This repository contains the implementation of benchmarked differential privacy Python libraries and frameworks. The libraries and frameworks are evaluated based on utility and execution time.
- Mean relative error of the sum query for experiments with synthetic datasets.
- Execution time of the tools in the Spark environment, experimented on synthetic datasets of varying sizes of upto 1 billion data points.

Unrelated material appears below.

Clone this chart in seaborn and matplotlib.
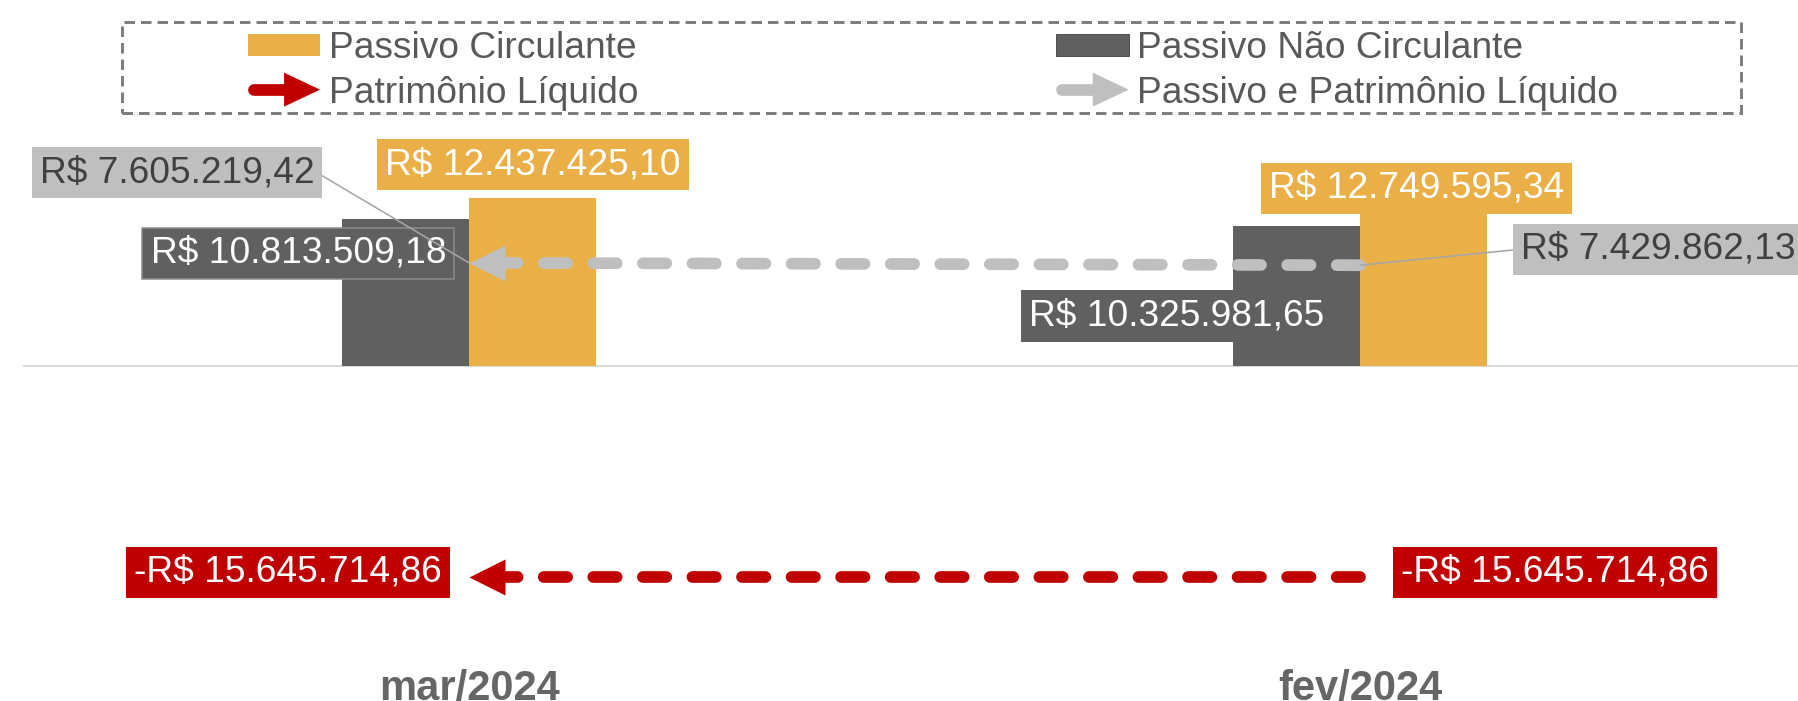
import numpy as np
import pandas as pd
import matplotlib
matplotlib.use("Agg")
import matplotlib.pyplot as plt
import seaborn as sns
from matplotlib.lines import Line2D
from matplotlib.patches import Patch, Polygon, Rectangle
from matplotlib.legend_handler import HandlerBase
from matplotlib.path import Path

# ---------------- data ----------------
categories = ["mar/2024", "fev/2024"]
passivo_circulante = [12437425.10, 12749595.34]
passivo_nao_circulante = [10813509.18, 10325981.65]
patrimonio_liquido = [-15645714.86, -15645714.86]
passivo_e_pl = [7605219.42, 7429862.13]

bar_series = ["Passivo Não Circulante", "Passivo Circulante"]
line_series = ["Patrimônio Líquido", "Passivo e Patrimônio Líquido"]

# ---------------- style ----------------
C_ORANGE = "#EAAF47"
C_DARK = "#606060"
C_LGRAY = "#BFBFBF"
C_RED = "#C00000"
C_TEXT = "#595959"

sns.set_theme(style="white")
plt.rcParams["font.family"] = ["Liberation Sans", "DejaVu Sans"]

DPI = 100
W, H = 1798, 701


def px(v):
    return v * 72.0 / DPI


def brl(v):
    s = f"{abs(v):,.2f}".replace(",", "X").replace(".", ",").replace("X", ".")
    return ("-" if v < 0 else "") + "R$ " + s


fig = plt.figure(figsize=(W / DPI, H / DPI), dpi=DPI)
ax_l, ax_r, ax_t, ax_b = 23, 1798, 120, 650
ax = fig.add_axes([ax_l / W, 1 - ax_b / H, (ax_r - ax_l) / W, (ax_b - ax_t) / H])

df = pd.DataFrame({
    "categoria": categories * 2,
    "serie": [bar_series[0]] * len(categories) + [bar_series[1]] * len(categories),
    "valor": passivo_nao_circulante + passivo_circulante,
})
palette = {bar_series[0]: C_DARK, bar_series[1]: C_ORANGE}

ax.axhline(0, color="#D9D9D9", lw=px(2), zorder=0.5)
sns.barplot(data=df, x="categoria", y="valor", hue="serie", order=categories,
            hue_order=bar_series, palette=palette, width=0.286, saturation=1,
            legend=False, ax=ax, edgecolor="none", linewidth=0, zorder=2)

LW = px(11.7)
# dash pattern in linewidth units: on, off ; offset starts just inside a gap
DASH = (2.085, (2.0, 2.236))
arrow_marker = Path([(0, 0), (2, 1), (2, -1), (0, 0)],
                    [Path.MOVETO, Path.LINETO, Path.LINETO, Path.CLOSEPOLY])
for vals, color in [(passivo_e_pl, C_LGRAY), (patrimonio_liquido, C_RED)]:
    sns.lineplot(x=categories, y=vals, ax=ax, color=color, lw=LW, sort=False,
                 linestyle=DASH, dash_capstyle="round",
                 zorder=4, legend=False)
    ax.plot(categories[:1], vals[:1], linestyle="none", marker=arrow_marker,
            ms=px(72), color=color, markeredgewidth=0, zorder=5)

ax.set_xlim(-0.5006, 1.4916)
ax.set_ylim(-21.03e6, 18.17e6)
ax.set_xlabel("")
ax.set_ylabel("")
ax.set_yticks([])
sns.despine(ax=ax, left=True, bottom=True)
ax.tick_params(axis="x", length=0, pad=px(19))
for t in ax.get_xticklabels():
    t.set_fontsize(30)
    t.set_fontweight("bold")
    t.set_color("#666666")

FS = 26.7
PAD = "square,pad=0.22"
# ---- bar labels ----
bar_style = {
    bar_series[0]: dict(fc=C_DARK, tc="white", offs=[(-107, -34), (-120, -90)],
                        ec=["#8C8C8C", "none"]),
    bar_series[1]: dict(fc=C_ORANGE, tc="white", offs=[(0, 33), (-7, 5)],
                        ec=["none", "none"]),
}
for name, cont in zip(bar_series, ax.containers):
    st = bar_style[name]
    for i, p in enumerate(cont.patches):
        x = p.get_x() + p.get_width() / 2
        y = p.get_height()
        ox, oy = st["offs"][i]
        ax.annotate(brl(y), xy=(x, y), xycoords=ax.transData,
                    xytext=(ox, oy), textcoords="offset pixels",
                    ha="center", va="center", fontsize=FS, color=st["tc"],
                    bbox=dict(boxstyle=PAD, fc=st["fc"],
                              ec=st["ec"][i], lw=px(1.5)),
                    zorder=8)

# ---- line labels ----
xpos = np.arange(len(categories))
# Patrimônio Líquido
for i, (x, v) in enumerate(zip(xpos, patrimonio_liquido)):
    ox = [-181, 195][i]
    ax.annotate(brl(v), xy=(x, v), xycoords=ax.transData, xytext=(ox, 5),
                textcoords="offset pixels", ha="center", va="center",
                fontsize=FS, color="white",
                bbox=dict(boxstyle=PAD, fc=C_RED, ec="none"),
                zorder=8)
# Passivo e PL (with leader lines)
pl_cfg = [dict(off=(-292, 90), ha="center", rel=(1, 0.55)),
          dict(off=(161, 16), ha="left", rel=(0, 0.5))]
for i, (x, v) in enumerate(zip(xpos, passivo_e_pl)):
    c = pl_cfg[i]
    ax.annotate(brl(v), xy=(x, v), xycoords=ax.transData, xytext=c["off"],
                textcoords="offset pixels", ha=c["ha"], va="center",
                fontsize=FS, color="#404040",
                bbox=dict(boxstyle=PAD, fc=C_LGRAY, ec="none"),
                arrowprops=dict(arrowstyle="-", color="#A6A6A6", lw=px(1.6),
                                shrinkA=0, shrinkB=0, relpos=c["rel"]),
                zorder=9, annotation_clip=False)


# ---------------- legend ----------------
class HandlerArrow(HandlerBase):
    def create_artists(self, legend, orig_handle, xdescent, ydescent, width,
                       height, fontsize, trans):
        col = orig_handle.get_color()
        lw = orig_handle.get_linewidth()
        y = height / 2 - ydescent
        x0 = -xdescent
        head_len, head_h = px(36), px(34)
        xb = x0 + width - head_len
        ln = Line2D([x0 + lw / 2, xb + 1], [y, y], color=col, lw=lw,
                    solid_capstyle="round")
        tri = Polygon([[xb, y - head_h / 2], [x0 + width, y], [xb, y + head_h / 2]],
                      closed=True, fc=col, ec="none")
        ln.set_transform(trans)
        tri.set_transform(trans)
        return [ln, tri]


handles = [Patch(fc=C_ORANGE, ec="none"),
           Line2D([], [], color=C_RED, lw=LW),
           Patch(fc=C_DARK, ec="#505050", lw=px(1)),
           Line2D([], [], color=C_LGRAY, lw=LW)]
labels = [bar_series[1], line_series[0], bar_series[0], line_series[1]]
fig.legend(handles, labels, loc="center",
           bbox_to_anchor=(933.0 / W, 1 - 71.0 / H), ncol=2, frameon=False,
           fontsize=FS, handlelength=1.95, handleheight=0.5,
           handletextpad=0.23, columnspacing=11.28, labelspacing=0.26,
           borderpad=0, labelcolor=C_TEXT, handler_map={Line2D: HandlerArrow()})
fig.add_artist(Rectangle((122 / W, 1 - 113 / H), (1741 - 122) / W, (113 - 22) / H,
                         transform=fig.transFigure, fill=False, ec="#7F7F7F",
                         lw=px(3), linestyle=(0, (3.5, 2.0))))

fig.savefig("out.png", dpi=DPI)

# sample command to run a query on a dataset size using a library/framwework
python3 run_tool.py --size 100k --query VARIANCE --tool opendp| Argument | Description | Type | Default |
|---|---|---|---|
| size | Dataset size to run query. Valid values are {1k, 10k, 100k} |
str | 10k |
| query | Query to run. Valid values are { count, sum, mean, variance} |
str | count |
| tool | Library/Framework to use. Valid values are { diffprivlib, opendp, tmlt_ana, pipelinedp_local, pipelinedp_spark} |
str | diffprivlib |
This git repository is also referenced by our four-part differential privacy articles on DSAID Medium:
-
Part 1: Sharing Data with Differential Privacy: A Primer — A beginner’s guide to understanding the fundamental concepts of differential privacy with simplified mathematical interpretation.
-
Part 2: Practitioners’ Guide to Accessing Emerging Differential Privacy Tools — Explore the emerging differential privacy tools developed by prominent researchers and institutions, with practical guidance on their adoption for real-world use cases.
-
Part 3: Evaluating Differential Privacy Tools’ Performance — A comparative analysis of the accuracy and execution time of differential privacy tools in both standalone and distributed environments, with a focus on common analytical queries.
-
Part 4: Getting Started with Scalable Differential Privacy Tools on the Cloud — A step-by-step guide to deploying differential privacy tools in a distributed environment on AWS services, specifically AWS Glue and Amazon EMR, to support the analysis of large datasets.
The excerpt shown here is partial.